## REQUIRED TASK
In the listing that follows, locate the line containing "What Apache ECharts" and the line containing "7, 18, 27];". Retype exactly those two lines and every line between them, and nothing more.

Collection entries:

begin

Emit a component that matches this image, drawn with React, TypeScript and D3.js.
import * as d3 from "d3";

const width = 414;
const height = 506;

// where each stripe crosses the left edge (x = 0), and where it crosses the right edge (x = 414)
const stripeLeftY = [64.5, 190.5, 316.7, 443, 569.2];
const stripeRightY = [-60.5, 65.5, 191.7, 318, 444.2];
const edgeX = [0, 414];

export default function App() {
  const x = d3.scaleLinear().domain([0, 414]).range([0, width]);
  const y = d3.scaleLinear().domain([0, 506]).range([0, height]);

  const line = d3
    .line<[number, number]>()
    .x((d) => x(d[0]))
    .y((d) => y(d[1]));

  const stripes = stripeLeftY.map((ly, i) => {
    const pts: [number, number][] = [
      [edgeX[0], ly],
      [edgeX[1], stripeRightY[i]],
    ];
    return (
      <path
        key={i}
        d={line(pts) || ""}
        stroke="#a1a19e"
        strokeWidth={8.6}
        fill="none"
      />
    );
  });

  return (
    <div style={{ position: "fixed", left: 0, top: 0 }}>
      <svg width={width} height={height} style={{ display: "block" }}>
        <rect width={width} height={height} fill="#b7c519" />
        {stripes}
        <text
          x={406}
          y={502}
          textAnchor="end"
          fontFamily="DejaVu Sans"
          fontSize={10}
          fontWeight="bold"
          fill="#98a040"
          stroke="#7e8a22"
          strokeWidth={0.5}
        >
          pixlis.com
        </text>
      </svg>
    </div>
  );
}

end
begin

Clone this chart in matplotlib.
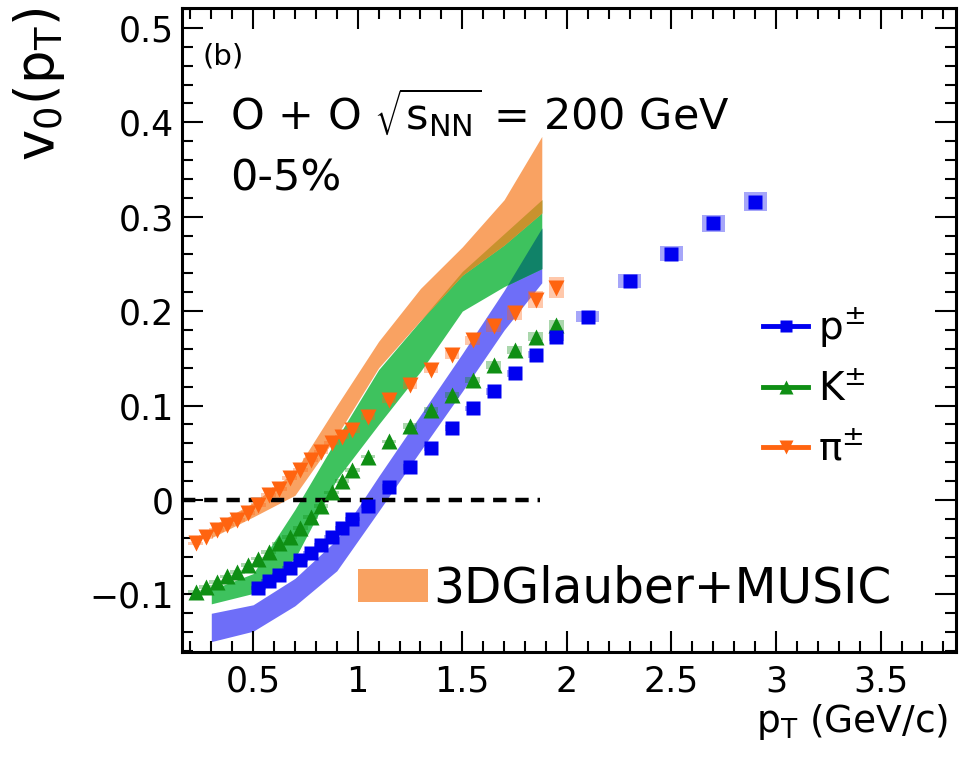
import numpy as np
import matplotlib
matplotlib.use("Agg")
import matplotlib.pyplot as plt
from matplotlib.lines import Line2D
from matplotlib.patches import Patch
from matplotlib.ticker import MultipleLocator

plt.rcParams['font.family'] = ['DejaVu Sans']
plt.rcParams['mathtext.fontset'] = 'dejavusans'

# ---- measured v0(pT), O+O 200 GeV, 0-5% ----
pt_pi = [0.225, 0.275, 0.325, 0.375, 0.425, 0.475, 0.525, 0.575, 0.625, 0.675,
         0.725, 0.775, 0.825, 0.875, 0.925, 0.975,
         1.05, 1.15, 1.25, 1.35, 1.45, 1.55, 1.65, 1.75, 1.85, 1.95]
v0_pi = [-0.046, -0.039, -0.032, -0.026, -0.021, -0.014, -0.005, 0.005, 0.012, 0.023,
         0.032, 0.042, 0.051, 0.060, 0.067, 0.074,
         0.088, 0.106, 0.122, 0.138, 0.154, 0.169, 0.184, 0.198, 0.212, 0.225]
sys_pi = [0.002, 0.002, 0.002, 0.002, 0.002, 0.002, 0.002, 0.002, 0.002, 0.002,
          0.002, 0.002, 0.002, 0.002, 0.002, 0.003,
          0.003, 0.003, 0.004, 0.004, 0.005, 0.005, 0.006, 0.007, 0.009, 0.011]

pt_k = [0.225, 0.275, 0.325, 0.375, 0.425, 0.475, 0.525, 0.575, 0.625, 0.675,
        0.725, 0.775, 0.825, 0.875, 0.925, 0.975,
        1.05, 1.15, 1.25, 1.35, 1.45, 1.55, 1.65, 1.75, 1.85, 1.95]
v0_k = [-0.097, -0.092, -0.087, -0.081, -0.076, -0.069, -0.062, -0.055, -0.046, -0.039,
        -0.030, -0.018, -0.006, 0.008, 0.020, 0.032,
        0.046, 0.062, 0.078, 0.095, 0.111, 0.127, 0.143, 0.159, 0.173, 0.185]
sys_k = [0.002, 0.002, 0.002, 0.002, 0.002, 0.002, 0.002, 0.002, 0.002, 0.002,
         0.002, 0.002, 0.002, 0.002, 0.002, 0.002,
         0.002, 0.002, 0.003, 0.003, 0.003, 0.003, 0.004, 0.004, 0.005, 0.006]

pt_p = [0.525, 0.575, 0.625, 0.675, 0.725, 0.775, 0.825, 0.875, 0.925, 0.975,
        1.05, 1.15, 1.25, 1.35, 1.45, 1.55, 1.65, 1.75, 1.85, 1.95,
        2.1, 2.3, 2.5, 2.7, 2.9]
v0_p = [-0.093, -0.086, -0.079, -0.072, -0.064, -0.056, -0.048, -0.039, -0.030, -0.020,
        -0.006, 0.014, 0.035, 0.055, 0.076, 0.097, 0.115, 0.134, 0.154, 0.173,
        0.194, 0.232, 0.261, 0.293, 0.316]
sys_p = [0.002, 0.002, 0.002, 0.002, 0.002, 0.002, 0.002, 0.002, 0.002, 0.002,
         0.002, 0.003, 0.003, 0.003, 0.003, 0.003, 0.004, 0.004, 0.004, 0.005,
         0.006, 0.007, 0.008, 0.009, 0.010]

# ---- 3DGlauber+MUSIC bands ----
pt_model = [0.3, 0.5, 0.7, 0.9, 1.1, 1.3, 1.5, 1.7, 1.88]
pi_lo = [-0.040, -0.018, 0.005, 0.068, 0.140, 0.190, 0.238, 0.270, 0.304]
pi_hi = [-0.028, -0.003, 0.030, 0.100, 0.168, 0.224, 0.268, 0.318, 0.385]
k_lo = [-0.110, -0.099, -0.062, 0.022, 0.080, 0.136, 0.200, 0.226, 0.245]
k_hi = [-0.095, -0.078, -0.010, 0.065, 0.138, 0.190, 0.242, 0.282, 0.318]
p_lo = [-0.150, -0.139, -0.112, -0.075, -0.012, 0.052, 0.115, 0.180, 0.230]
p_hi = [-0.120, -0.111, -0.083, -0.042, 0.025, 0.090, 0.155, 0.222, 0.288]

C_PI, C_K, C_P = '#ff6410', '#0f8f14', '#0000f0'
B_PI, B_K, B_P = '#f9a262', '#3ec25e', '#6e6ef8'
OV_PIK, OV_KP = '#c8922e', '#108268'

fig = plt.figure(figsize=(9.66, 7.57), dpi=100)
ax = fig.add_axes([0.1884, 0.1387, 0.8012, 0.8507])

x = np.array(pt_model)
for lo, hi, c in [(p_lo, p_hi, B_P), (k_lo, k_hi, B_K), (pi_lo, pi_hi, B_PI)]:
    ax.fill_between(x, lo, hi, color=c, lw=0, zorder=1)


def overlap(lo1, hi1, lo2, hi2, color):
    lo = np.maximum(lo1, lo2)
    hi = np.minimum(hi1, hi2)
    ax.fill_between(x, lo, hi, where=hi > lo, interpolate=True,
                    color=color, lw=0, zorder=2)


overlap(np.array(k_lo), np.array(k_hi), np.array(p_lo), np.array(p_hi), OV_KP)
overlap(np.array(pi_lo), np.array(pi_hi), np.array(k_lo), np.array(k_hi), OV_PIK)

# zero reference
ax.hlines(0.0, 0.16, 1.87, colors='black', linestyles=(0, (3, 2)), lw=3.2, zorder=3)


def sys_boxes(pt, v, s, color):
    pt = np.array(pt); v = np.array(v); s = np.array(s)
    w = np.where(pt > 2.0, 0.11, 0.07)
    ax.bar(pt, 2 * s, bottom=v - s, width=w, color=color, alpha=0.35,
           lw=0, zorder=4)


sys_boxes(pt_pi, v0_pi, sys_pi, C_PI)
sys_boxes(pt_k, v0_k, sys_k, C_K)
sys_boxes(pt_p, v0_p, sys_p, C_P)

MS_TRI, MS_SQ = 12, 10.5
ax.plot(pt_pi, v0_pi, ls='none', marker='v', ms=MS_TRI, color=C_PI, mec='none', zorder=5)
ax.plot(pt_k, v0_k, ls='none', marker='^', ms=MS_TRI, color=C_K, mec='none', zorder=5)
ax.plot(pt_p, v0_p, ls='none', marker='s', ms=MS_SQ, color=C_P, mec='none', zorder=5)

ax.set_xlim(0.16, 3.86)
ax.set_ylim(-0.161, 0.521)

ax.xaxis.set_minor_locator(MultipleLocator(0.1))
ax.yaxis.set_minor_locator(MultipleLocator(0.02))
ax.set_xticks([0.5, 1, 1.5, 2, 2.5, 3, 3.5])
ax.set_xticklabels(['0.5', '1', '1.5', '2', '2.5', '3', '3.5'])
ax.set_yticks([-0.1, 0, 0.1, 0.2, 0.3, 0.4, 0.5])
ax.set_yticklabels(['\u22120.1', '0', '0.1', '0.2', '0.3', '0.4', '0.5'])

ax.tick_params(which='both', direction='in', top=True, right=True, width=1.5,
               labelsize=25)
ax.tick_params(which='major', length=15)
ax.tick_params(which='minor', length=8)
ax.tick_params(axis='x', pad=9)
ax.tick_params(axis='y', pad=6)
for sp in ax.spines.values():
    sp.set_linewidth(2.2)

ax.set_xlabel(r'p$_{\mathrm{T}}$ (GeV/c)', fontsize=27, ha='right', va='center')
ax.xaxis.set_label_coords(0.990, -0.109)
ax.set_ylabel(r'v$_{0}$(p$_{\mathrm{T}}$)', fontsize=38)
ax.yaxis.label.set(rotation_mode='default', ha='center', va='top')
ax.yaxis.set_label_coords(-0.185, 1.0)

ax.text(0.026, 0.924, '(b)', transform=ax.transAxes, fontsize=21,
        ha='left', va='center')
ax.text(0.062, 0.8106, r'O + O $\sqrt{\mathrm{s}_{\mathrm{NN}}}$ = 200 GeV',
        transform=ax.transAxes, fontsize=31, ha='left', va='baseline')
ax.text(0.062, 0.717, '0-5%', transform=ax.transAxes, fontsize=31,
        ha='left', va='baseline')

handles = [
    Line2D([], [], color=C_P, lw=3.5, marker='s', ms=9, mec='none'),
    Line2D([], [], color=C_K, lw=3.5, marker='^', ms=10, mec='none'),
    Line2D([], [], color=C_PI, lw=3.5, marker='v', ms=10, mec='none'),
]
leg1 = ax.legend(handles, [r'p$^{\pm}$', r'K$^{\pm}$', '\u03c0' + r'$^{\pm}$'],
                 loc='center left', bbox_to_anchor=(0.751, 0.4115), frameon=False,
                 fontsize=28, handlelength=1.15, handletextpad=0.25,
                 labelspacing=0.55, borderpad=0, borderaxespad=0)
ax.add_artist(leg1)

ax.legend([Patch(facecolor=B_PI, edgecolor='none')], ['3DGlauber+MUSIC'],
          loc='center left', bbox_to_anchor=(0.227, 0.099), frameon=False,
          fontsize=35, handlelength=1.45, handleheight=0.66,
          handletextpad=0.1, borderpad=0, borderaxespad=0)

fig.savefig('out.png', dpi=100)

end
begin

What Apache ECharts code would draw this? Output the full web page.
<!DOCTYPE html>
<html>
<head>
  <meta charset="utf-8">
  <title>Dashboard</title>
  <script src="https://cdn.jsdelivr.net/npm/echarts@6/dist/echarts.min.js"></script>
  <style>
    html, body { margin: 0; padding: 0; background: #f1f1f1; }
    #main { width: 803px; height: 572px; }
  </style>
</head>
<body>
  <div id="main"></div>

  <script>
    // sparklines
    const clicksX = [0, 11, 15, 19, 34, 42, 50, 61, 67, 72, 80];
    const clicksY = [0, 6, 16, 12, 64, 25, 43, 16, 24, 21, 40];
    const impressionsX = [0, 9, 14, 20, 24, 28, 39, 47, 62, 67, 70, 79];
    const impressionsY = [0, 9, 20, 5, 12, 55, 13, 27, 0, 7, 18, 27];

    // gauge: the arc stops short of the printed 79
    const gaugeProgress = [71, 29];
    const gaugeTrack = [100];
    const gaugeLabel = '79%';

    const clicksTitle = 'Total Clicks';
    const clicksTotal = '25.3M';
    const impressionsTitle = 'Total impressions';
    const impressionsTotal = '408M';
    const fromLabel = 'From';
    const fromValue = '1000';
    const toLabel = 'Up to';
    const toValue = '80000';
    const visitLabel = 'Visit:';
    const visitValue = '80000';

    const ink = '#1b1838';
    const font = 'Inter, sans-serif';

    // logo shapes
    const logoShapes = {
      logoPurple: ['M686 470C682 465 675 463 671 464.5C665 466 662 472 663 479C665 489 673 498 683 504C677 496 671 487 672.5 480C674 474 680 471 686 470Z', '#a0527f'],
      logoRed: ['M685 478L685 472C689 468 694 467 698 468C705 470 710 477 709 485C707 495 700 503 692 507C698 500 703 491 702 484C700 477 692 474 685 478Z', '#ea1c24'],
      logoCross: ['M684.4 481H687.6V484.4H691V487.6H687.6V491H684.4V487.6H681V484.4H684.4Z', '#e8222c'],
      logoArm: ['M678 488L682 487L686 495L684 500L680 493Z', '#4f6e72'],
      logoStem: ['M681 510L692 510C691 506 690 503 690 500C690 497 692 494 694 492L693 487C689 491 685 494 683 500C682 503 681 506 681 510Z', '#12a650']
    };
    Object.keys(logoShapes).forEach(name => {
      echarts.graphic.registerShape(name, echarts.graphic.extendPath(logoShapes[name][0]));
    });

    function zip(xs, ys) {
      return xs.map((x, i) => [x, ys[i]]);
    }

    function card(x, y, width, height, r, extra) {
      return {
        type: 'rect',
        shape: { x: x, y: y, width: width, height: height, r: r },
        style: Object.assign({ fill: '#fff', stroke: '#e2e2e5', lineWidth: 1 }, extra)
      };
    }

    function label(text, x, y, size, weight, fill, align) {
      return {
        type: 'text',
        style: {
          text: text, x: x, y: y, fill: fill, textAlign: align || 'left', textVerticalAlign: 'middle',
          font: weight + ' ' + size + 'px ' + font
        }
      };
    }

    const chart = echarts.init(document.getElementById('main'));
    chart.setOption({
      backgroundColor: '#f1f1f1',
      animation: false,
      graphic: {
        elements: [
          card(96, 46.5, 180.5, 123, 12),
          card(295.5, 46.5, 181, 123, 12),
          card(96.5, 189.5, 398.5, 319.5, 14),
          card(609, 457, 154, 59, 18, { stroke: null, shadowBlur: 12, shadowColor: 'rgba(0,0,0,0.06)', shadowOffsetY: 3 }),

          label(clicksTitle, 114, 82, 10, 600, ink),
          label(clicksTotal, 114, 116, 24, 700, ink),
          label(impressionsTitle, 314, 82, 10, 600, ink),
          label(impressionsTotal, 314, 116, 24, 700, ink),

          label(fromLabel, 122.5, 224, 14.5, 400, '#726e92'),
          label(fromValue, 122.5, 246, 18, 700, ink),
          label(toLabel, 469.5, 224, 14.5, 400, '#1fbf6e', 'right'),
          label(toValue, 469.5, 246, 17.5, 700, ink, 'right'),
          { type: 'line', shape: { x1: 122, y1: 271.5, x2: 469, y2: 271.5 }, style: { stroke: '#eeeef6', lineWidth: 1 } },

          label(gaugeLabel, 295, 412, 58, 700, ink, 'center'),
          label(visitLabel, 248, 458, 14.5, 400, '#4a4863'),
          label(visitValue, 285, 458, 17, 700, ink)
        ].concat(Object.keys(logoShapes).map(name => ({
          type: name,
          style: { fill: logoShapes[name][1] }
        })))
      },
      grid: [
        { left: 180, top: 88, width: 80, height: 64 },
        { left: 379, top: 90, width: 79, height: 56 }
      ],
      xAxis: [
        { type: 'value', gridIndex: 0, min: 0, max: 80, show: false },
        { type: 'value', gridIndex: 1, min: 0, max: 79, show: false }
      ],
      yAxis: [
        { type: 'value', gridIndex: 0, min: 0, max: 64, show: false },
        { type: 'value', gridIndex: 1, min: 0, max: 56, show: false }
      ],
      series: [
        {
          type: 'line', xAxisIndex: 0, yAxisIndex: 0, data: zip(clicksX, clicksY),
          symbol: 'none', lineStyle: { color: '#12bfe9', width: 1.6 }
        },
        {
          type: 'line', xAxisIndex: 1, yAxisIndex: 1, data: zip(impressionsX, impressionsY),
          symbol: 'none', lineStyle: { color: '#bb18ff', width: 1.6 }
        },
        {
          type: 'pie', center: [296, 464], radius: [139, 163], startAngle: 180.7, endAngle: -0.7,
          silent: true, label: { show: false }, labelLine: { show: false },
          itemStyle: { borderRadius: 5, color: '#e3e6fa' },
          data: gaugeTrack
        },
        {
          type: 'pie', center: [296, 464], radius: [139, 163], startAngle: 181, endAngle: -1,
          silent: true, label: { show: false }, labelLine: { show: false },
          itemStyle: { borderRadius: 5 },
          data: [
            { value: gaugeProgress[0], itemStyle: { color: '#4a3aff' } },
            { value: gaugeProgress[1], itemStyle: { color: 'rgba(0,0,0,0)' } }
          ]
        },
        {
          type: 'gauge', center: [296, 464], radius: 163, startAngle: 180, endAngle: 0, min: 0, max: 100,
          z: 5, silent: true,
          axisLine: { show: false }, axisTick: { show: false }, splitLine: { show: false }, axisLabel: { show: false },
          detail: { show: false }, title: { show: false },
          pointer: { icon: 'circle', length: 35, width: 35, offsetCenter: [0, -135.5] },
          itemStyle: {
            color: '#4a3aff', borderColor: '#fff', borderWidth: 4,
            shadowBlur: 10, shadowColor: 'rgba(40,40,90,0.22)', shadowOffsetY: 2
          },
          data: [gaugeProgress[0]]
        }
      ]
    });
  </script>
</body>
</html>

end

## FULL SOLUTION
What Apache ECharts code would draw this? Output the full web page.
<!DOCTYPE html>
<html>
<head>
  <meta charset="utf-8">
  <title>Dashboard</title>
  <script src="https://cdn.jsdelivr.net/npm/echarts@6/dist/echarts.min.js"></script>
  <style>
    html, body { margin: 0; padding: 0; background: #f1f1f1; }
    #main { width: 803px; height: 572px; }
  </style>
</head>
<body>
  <div id="main"></div>

  <script>
    // sparklines
    const clicksX = [0, 11, 15, 19, 34, 42, 50, 61, 67, 72, 80];
    const clicksY = [0, 6, 16, 12, 64, 25, 43, 16, 24, 21, 40];
    const impressionsX = [0, 9, 14, 20, 24, 28, 39, 47, 62, 67, 70, 79];
    const impressionsY = [0, 9, 20, 5, 12, 55, 13, 27, 0, 7, 18, 27];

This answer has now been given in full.